=== TASK DESCRIPTION ===
Output the lines from the top of the entries below to the line with "plt.rcParams['font.family'] = ['Open", both included, exactly and without pictures.

=== Plotting code records ===
════════════════

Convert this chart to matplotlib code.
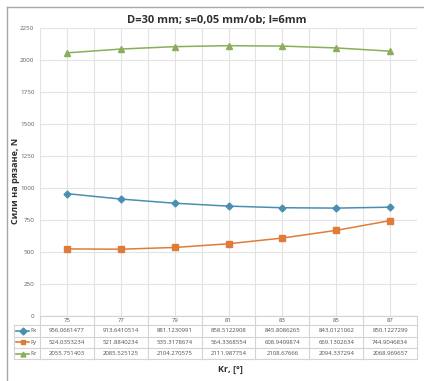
import numpy as np
import matplotlib
matplotlib.use("Agg")
import matplotlib.pyplot as plt
from matplotlib.lines import Line2D
from matplotlib.transforms import blended_transform_factory

plt.rcParams['font.family'] = ['Open Sans', 'DejaVu Sans']

# data
angles = [75, 77, 79, 81, 83, 85, 87]
fx = [956.0661477, 913.6410514, 881.1230991, 858.5122908, 845.8086265, 843.0121062, 850.1227299]
fy = [524.0353234, 521.8840234, 535.3178674, 564.3368554, 608.9409874, 669.1302634, 744.9046834]
fz = [2055.751403, 2085.525125, 2104.270575, 2111.987754, 2108.67666, 2094.337294, 2068.969657]
names = ['Fx', 'Fy', 'Fz']
colors = ['#4a8fb0', '#e07c3a', '#8aae5a']
markers = ['D', 's', '^']
yticks = np.arange(0, 2251, 250)

W, H = 424, 381
fig = plt.figure(figsize=(W / 100, H / 100), dpi=100)

def fy_(py):
    # pixel from top -> figure fraction
    return 1 - py / H

def fx_(px):
    return px / W

left, right, top, bottom = 40, 417, 28, 316
ax = fig.add_axes([fx_(left), fy_(bottom), fx_(right) - fx_(left), fy_(top) - fy_(bottom)])

x = np.arange(len(angles))
grid_c = '#e3e3e3'
for v in np.arange(-0.5, len(angles) - 0.4, 0.5):
    ax.axvline(v, color=grid_c, lw=0.8, zorder=0)
for t in yticks:
    ax.axhline(t, color=grid_c, lw=0.8, zorder=0)

for vals, c, m in zip([fx, fy, fz], colors, markers):
    ax.plot(x, vals, color=c, lw=1.1, marker=m, ms=4 if m != 'D' else 3.5, mfc=c, mec=c, zorder=3)

ax.set_xlim(-0.5, len(angles) - 0.5)
ax.set_ylim(0, 2250)
ax.set_yticks(yticks)
ax.set_yticklabels([str(t) for t in yticks], fontsize=4.5, color='#606060')
ax.set_xticks([])
ax.tick_params(axis='y', length=0, pad=4)
for s in ax.spines.values():
    s.set_visible(False)
ax.axhline(0, color='#d0d0d0', lw=0.8, zorder=1)

fig.text(fx_(217), fy_(21), 'D=30 mm; s=0,05 mm/ob; l=6mm', fontsize=8, fontweight='bold',
         color='#303030', ha='center', va='center')
ax.set_ylabel('Сили на рязане, N', fontsize=6.5, fontweight='bold', color='#303030')
ax.yaxis.set_label_coords((20 - left) / (right - left), 0.47)

# data table under the axes
tr = blended_transform_factory(ax.transData, fig.transFigure)
line_c = '#d4d4d4'
rows_y = [316, 325, 336.5, 348, 359]
leg_l = 14
for i, yy in enumerate(rows_y):
    x0 = fx_(leg_l) if i >= 1 else fx_(left)
    fig.add_artist(Line2D([x0, fx_(right)], [fy_(yy), fy_(yy)], color=line_c, lw=0.8,
                          transform=fig.transFigure))
for v in np.arange(-0.5, len(angles), 1.0):
    fig.add_artist(Line2D([v, v], [fy_(rows_y[0]), fy_(rows_y[-1])], color=line_c, lw=0.8,
                          transform=tr))
fig.add_artist(Line2D([fx_(leg_l)] * 2, [fy_(rows_y[1]), fy_(rows_y[-1])], color=line_c, lw=0.8,
                      transform=fig.transFigure))

txt_c = '#505050'
for xi, a in zip(x, angles):
    fig.text(xi, fy_((rows_y[0] + rows_y[1]) / 2), str(a), transform=tr,
             ha='center', va='center', fontsize=4.3, color=txt_c)
for r, (vals, name, c, m) in enumerate(zip([fx, fy, fz], names, colors, markers)):
    yc = fy_((rows_y[r + 1] + rows_y[r + 2]) / 2)
    for xi, v in zip(x, vals):
        fig.text(xi, yc, f'{v:.10g}', transform=tr, ha='center', va='center',
                 fontsize=4.3, color=txt_c)
    fig.add_artist(Line2D([fx_(16), fx_(29)], [yc, yc], color=c, lw=1.2,
                          transform=fig.transFigure))
    fig.add_artist(Line2D([fx_(22.5)], [yc], color=c, marker=m, ms=3.5, mfc=c, mec=c,
                          transform=fig.transFigure))
    fig.text(fx_(30), yc, name, ha='left', va='center', fontsize=4.3, color=txt_c)

fig.text(fx_(230), fy_(369), 'Kr, [°]', ha='center', va='center', fontsize=6.5,
         fontweight='bold', color='#303030')

# chart border
bc = '#a8a8a8'
fig.add_artist(Line2D([fx_(7), fx_(7)], [fy_(7), 0], color=bc, lw=1, transform=fig.transFigure))
fig.add_artist(Line2D([fx_(7), 1], [fy_(7), fy_(7)], color=bc, lw=1, transform=fig.transFigure))

fig.savefig('out.png', dpi=100, facecolor='white')
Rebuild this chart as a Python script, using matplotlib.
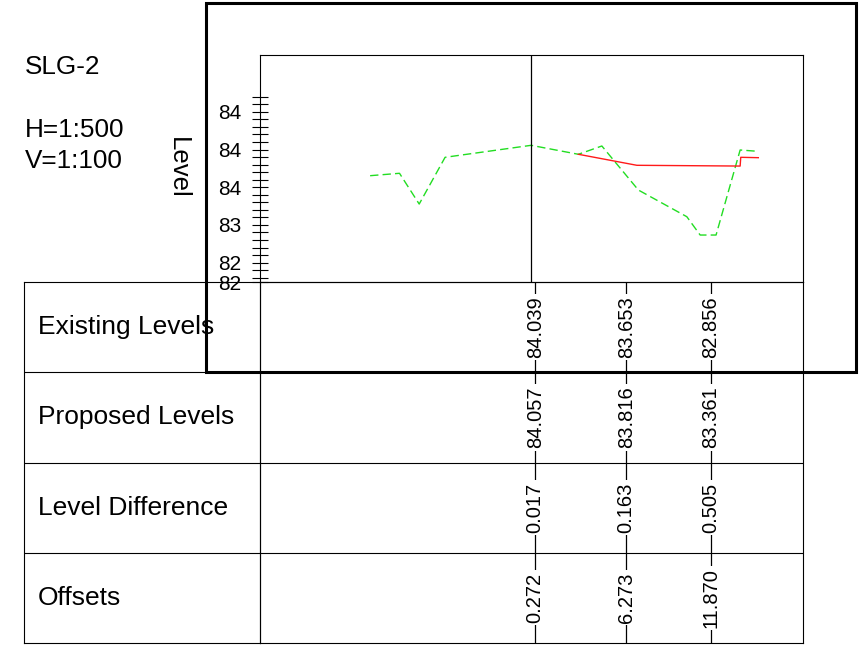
import numpy as np
import matplotlib
matplotlib.use("Agg")
import matplotlib.pyplot as plt
from matplotlib.patches import Rectangle

plt.rcParams["font.family"] = ["Liberation Sans", "DejaVu Sans"]

W, H = 860, 653

# ---------------------------------------------------------
# Data
# ---------------------------------------------------------
section_name = "SLG-2"
scale_lines = ["H=1:500", "V=1:100"]

# existing ground (green dashed) - chainage (m) / level (m)
existing_ch = [-10.63, -8.69, -7.39, -5.68, 0.0, 3.12, 4.67, 7.08, 10.28, 11.16, 12.21, 13.80, 15.00]
existing_lv = [83.653, 83.685, 83.277, 83.897, 84.056, 83.937, 84.047, 83.463, 83.109, 82.866, 82.866, 83.994, 83.976]

# proposed profile (red)
proposed_ch = [3.12, 6.98, 13.80, 13.84, 15.00]
proposed_lv = [83.937, 83.791, 83.781, 83.897, 83.892]

# y axis ruler
ytick_pos = [82.243, 82.5, 83.0, 83.5, 84.0, 84.5]
ytick_labels = ["82", "82", "83", "84", "84", "84"]
yminor_pos = [82.3, 82.4, 82.5, 82.6, 82.7, 82.8, 82.9, 83.0, 83.1, 83.2, 83.3, 83.4,
              83.5, 83.6, 83.7, 83.8, 83.9, 84.0, 84.1, 84.2, 84.3, 84.4, 84.5, 84.6, 84.7]

# table below the section
row_names = ["Existing Levels", "Proposed Levels", "Level Difference", "Offsets"]
offsets = [0.272, 6.273, 11.870]
existing_levels = ["84.039", "83.653", "82.856"]
proposed_levels = ["84.057", "83.816", "83.361"]
level_diff = ["0.017", "0.163", "0.505"]
offset_labels = ["0.272", "6.273", "11.870"]
row_values = [existing_levels, proposed_levels, level_diff, offset_labels]


def rect(l, t, r, b):
    # pixel box -> figure fraction [left, bottom, width, height]
    return [l / W, 1 - b / H, (r - l) / W, (b - t) / H]


fig = plt.figure(figsize=(W / 100, H / 100), dpi=100)

# ---------------------------------------------------------
# Table (added first so the section's tick labels sit on top)
# ---------------------------------------------------------
lab = fig.add_axes(rect(24, 282, 260, 643))
tab = fig.add_axes(rect(260, 282, 803, 643))
for a in (lab, tab):
    a.set_ylim(0, 4)
    a.set_xticks([])
    a.set_yticks([])
    a.patch.set_visible(False)
    for y in (1, 2, 3):
        a.axhline(y, color="black", lw=0.8)
    for sp in a.spines.values():
        sp.set_linewidth(0.8)
lab.set_xlim(0, 1)

# ---------------------------------------------------------
# Section plot
# ---------------------------------------------------------
ax = fig.add_axes(rect(260, 55, 803, 282))
ax.patch.set_visible(False)
ax.plot(existing_ch, existing_lv, color="#22dd22", lw=1.0, dashes=(6, 3))
ax.plot(proposed_ch, proposed_lv, color="#ff1a1a", lw=1.0)
ax.axvline(0.0, color="black", lw=0.9)

ax.set_xlim(-17.9, 17.95)
ax.set_ylim(82.243, 85.254)
ax.set_xticks([])
ax.set_yticks(ytick_pos)
ax.set_yticklabels(ytick_labels)
ax.set_yticks(yminor_pos, minor=True)
ax.tick_params(axis="y", which="both", direction="inout", length=11.5, width=0.8,
               color="black", labelsize=15, pad=7.5)
for sp in ax.spines.values():
    sp.set_linewidth(0.8)
tab.set_xlim(ax.get_xlim())

fig.text(178 / W, 1 - 168 / H, "Level", rotation=270, fontsize=18.5,
         ha="center", va="center")

fig.text(25 / W, 1 - 74 / H, section_name, fontsize=18.8, va="baseline")
fig.text(25 / W, 1 - 137 / H, scale_lines[0], fontsize=18.8, va="baseline")
fig.text(25 / W, 1 - 168 / H, scale_lines[1], fontsize=18.8, va="baseline")

for i, name in enumerate(row_names):
    yc = 3.5 - i
    lab.text(14 / 236, yc, name, fontsize=19, ha="left", va="center")

for x in offsets:
    tab.vlines(x, 0, 4, color="black", lw=0.9)
for i, vals in enumerate(row_values):
    yc = 3.5 - i
    for x, v in zip(offsets, vals):
        tab.text(x, yc, v, rotation=90, fontsize=14.5, ha="center", va="center",
                 bbox=dict(boxstyle="square,pad=0.12", fc="white", ec="none"))

# thick frame around the section sheet
fig.add_artist(Rectangle((206 / W, 1 - 372 / H), 650 / W, 369 / H,
                         transform=fig.transFigure, fill=False,
                         ec="black", lw=2.2, zorder=10))

fig.savefig("out.png", dpi=100)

════════════════

=== FULL SOLUTION ===
Convert this chart to matplotlib code.
import numpy as np
import matplotlib
matplotlib.use("Agg")
import matplotlib.pyplot as plt
from matplotlib.lines import Line2D
from matplotlib.transforms import blended_transform_factory

plt.rcParams['font.family'] = ['Open Sans', 'DejaVu Sans']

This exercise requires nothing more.